O racismo mata. É isso que provam os brutais assassinatos com motivações racistas de Alcindo Monteiro, no dia 10 de junho de 1995, e Bruno Candé Marques, em julho de 2020. Por outro lado, persistem os casos de violência policial contra pessoas afrodescendentes e ciganas que muitas vezes redundam na impunidade dos infratores. As pessoas racializadas são mais paradas e identificadas pela polícia, num processo de criminalização e controlo dos corpos negros. As agressões a vários moradores da Cova da Moura na esquadra de Alfragide em 2015, à família Coxi em janeiro de 2019 no Bairro da Jamaica e a Cláudia Simões em janeiro de 2020 por um agente da PSP na Amadora, são alguns dos casos mais recentes e mediatizados de uma violência policial que resultou em mais de dez jovens negros mortos pelas forças policiais desde o início deste século, quase sempre de forma impune.
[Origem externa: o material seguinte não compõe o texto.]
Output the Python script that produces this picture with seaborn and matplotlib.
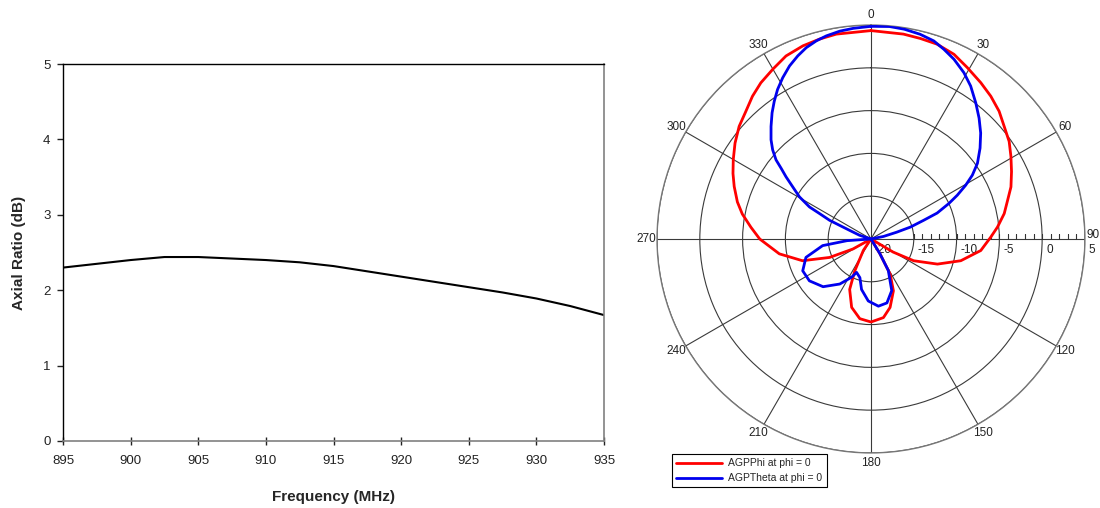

Queixas arquivadas e violência policial
A investigação realizada no âmbito do projeto COMBAT pelo Centro de Estudos Sociais da Universidade de Coimbra, revela que, entre 2006 e 2016, foram arquivados cerca de 80% dos processos instaurados pela Comissão pela Igualdade e Contra a Discriminação Racial (CICDR) na sequência de queixas feitas por discriminação, uma significativa parte dos quais por prescrição (22%).
Num relatório divulgado em 2019, o Comité para a Prevenção da Tortura do Conselho da Europa (CPT) reportou que a violência policial e os maus tratos nas prisões são frequentes em Portugal e que as pessoas afrodescendentes, nacionais ou estrangeiras, estão mais expostas a violações de direitos humanos. A Amnistia Internacional Portugal tem também alertado para o problema.
De acordo com dados da Inspeção-Geral da Administração Interna (IGAI), em 2020 registaram-se 1.073 queixas contra a atuação das forças de segurança, verificando-se uma subida de cerca de 12% entre 2019 e 2020.